Almost two decades later, in the school year 1993-1994, the district’s English as a Second Language Program served 83 students K-12 with some itinerant services for elementary students electing to remain in their home schools in addition to the services at the three program sites.  The program continued to grow slowly and steadily through the 1998-1999 school year. 

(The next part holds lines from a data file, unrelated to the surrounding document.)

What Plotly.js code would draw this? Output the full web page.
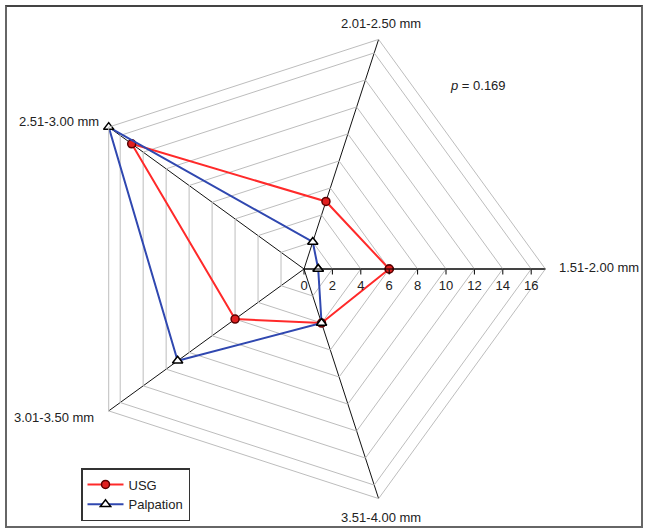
<!DOCTYPE html>
<html>
<head>
<meta charset="utf-8">
<script src="https://cdn.plot.ly/plotly-3.0.1.min.js"></script>
<style>
html,body{margin:0;padding:0;background:#fff;}
#wrap{position:relative;width:646px;height:531px;}
#plot{width:646px;height:531px;}
#frame{position:absolute;left:5px;top:5px;width:638px;height:523px;border:2px solid #666;border-top-color:#444;box-sizing:border-box;pointer-events:none;}
</style>
</head>
<body>
<div id="wrap"><div id="plot"></div><div id="frame"></div></div>
<script>
const categories = ["1.51-2.00 mm", "2.01-2.50 mm", "2.51-3.00 mm", "3.01-3.50 mm", "3.51-4.00 mm"];
const usgValues = [6, 5, 15, 6, 4];
const palpationValues = [1, 2, 17, 11, 4];
const radialTicks = [0, 2, 4, 6, 8, 10, 12, 14, 16];
const radialTickText = ["0", "2", "4", "6", "8", "10", "12", "14", "16"];

function closed(a){ return a.concat([a[0]]); }

const traces = [
  {
    type: 'scatterpolar', name: 'USG',
    r: closed(usgValues), theta: closed(categories),
    mode: 'lines+markers',
    line: {color: '#ff2a2a', width: 2},
    marker: {symbol: 'circle', size: 8, color: '#e02020', line: {color: '#5a0000', width: 1.5}}
  },
  {
    type: 'scatterpolar', name: 'Palpation',
    r: closed(palpationValues), theta: closed(categories),
    mode: 'lines+markers',
    line: {color: '#3048b0', width: 2},
    marker: {symbol: 'triangle-up', size: 9, color: '#ffffff', line: {color: '#000000', width: 1.5}}
  }
];

const W = 646, H = 531;
const cx = 304, cy = 269, R = 241.4;

// label placements (pixel) for the category names
const labelPos = [
  {x: 557, y: 267, anchor: 'left'},
  {x: 381, y: 23, anchor: 'center'},
  {x: 17, y: 122, anchor: 'left'},
  {x: 12, y: 417, anchor: 'left'},
  {x: 381, y: 517, anchor: 'center'}
];

const annotations = categories.map((c, i) => ({
  xref: 'paper', yref: 'paper', x: labelPos[i].x / W, y: 1 - labelPos[i].y / H,
  xanchor: labelPos[i].anchor, yanchor: 'middle', text: c, showarrow: false,
  font: {size: 13, color: '#222'}
}));
annotations.push({xref: 'paper', yref: 'paper', x: 448 / W, y: 1 - 85 / H, xanchor: 'left', yanchor: 'middle',
  text: '<i>p</i> = 0.169', showarrow: false, font: {size: 13, color: '#222'}});

const layout = {
  width: W, height: H,
  margin: {l: 0, r: 0, t: 0, b: 0},
  paper_bgcolor: '#ffffff',
  font: {family: 'Liberation Sans, Arial, sans-serif', size: 13, color: '#222'},
  showlegend: true,
  legend: {
    x: 81 / W, y: 1 - 468 / H, xanchor: 'left', yanchor: 'top',
    bordercolor: '#333', borderwidth: 1.5, bgcolor: '#fff',
    font: {size: 13, color: '#222'}, tracegroupgap: 0, itemwidth: 36
  },
  polar: {
    domain: {x: [(cx - R) / W, (cx + R) / W], y: [1 - (cy + R) / H, 1 - (cy - R) / H]},
    gridshape: 'linear',
    bgcolor: '#ffffff',
    radialaxis: {
      range: [0, 17], tickvals: radialTicks, ticktext: radialTickText,
      angle: 0, side: 'clockwise',
      showline: true, linecolor: '#000', linewidth: 1,
      ticks: 'outside', ticklen: 5, tickcolor: '#000',
      showgrid: true, gridcolor: '#bdbdbd', gridwidth: 1,
      tickfont: {size: 13, color: '#222'}, tickangle: 0
    },
    angularaxis: {
      type: 'category', categoryarray: categories,
      direction: 'counterclockwise', rotation: 0,
      showline: true, linecolor: '#bdbdbd', linewidth: 1,
      gridcolor: '#111', gridwidth: 1,
      ticks: '', showticklabels: false
    }
  },
  annotations: annotations
};

Plotly.newPlot('plot', traces, layout, {displayModeBar: false, staticPlot: true});
</script>
</body>
</html>
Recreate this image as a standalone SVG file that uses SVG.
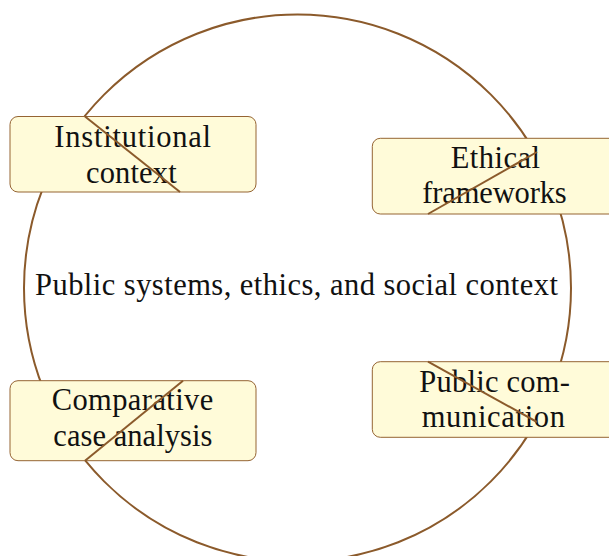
<svg xmlns="http://www.w3.org/2000/svg" width="609" height="556" viewBox="0 0 609 556">
<style>
.box{fill:#fffbd9;stroke:#956433;stroke-width:1}
.ln{stroke:#8b5a2b;stroke-width:2;fill:none}
text{font-family:"Liberation Serif","Times New Roman",serif;font-size:30.5px;fill:#111}
</style>
<rect width="609" height="556" fill="#ffffff"/>
<g id="main">
<circle class="ln" cx="297.5" cy="288" r="273.5"/>
<text x="35" y="295" textLength="523" lengthAdjust="spacing">Public systems, ethics, and social context</text>
</g>
<g id="n1">
<rect class="box" x="10" y="116.5" width="246" height="75.5" rx="8"/>
<text x="54.3" y="146.5" textLength="156.7" lengthAdjust="spacing">Institutional</text>
<text x="86" y="182.5" textLength="90.7" lengthAdjust="spacing">context</text>
</g>
<g id="n2">
<rect class="box" x="372.3" y="138.3" width="246" height="75.7" rx="8"/>
<text x="450.7" y="168.3" textLength="89.3" lengthAdjust="spacing">Ethical</text>
<text x="422.3" y="203.3" textLength="144.4" lengthAdjust="spacing">frameworks</text>
</g>
<g id="n3">
<rect class="box" x="10" y="380.7" width="246" height="80" rx="8"/>
<text x="51.7" y="410" textLength="161.6" lengthAdjust="spacing">Comparative</text>
<text x="53.3" y="446" textLength="159" lengthAdjust="spacing">case analysis</text>
</g>
<g id="n4">
<rect class="box" x="372.3" y="361.7" width="246" height="75.6" rx="8"/>
<text x="419.3" y="391.7" textLength="150.7" lengthAdjust="spacing">Public com-</text>
<text x="421.7" y="427.3" textLength="143.3" lengthAdjust="spacing">munication</text>
</g>
<g id="connectors">
<line class="ln" x1="85" y1="116.5" x2="180" y2="192"/>
<line class="ln" x1="537" y1="152" x2="428" y2="214"/>
<line class="ln" x1="183" y1="380.7" x2="85" y2="460.7"/>
<line class="ln" x1="428" y1="361.7" x2="537" y2="422"/>
</g>
</svg>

The following fall, a significant influx of Mexican immigrant families began arriving in Janesville and the number of ELLs rose from 103 to 142 during first semester alone.  For the 2000-2001 school year, a second elementary program site was added at Jefferson Elementary (Back-To-School-News, 2005).  The growth continued, triggering the addition of two more elementary sites in 2003-2004 with services to 349 students from 17 home languages; 64 percent were Spanish speakers (Census of Limited-English Proficient Pupils in Wisconsin by District, March 2004). 

During the spring of 2005, the district completed a transportation study which showed that ELL families lived across the entire district, rather than in certain cluster areas.  To defray transportation expenses and to serve ELLs in the neighborhoods in which they lived, the district planned an expansion of ELL services to six additional elementary schools, two additional middle schools, and one additional high school effectively bringing services to all but two elementary schools and two charter schools in the district (Back to School News, 2005).  The program ended the 2004-2005 school year serving 475 ELLs and, by October 2005-2006, served over 525 students from 25 home language backgrounds, 74% of which were Spanish speakers,13% Khmer (Cambodian) speakers, 3% Albanian-speaking, and 12% a composite of the remaining 22 languages (Back-to-School News, 2005 and ELL Program Listing, 2005-2006).  The district currently serves approximately 640 ELLs.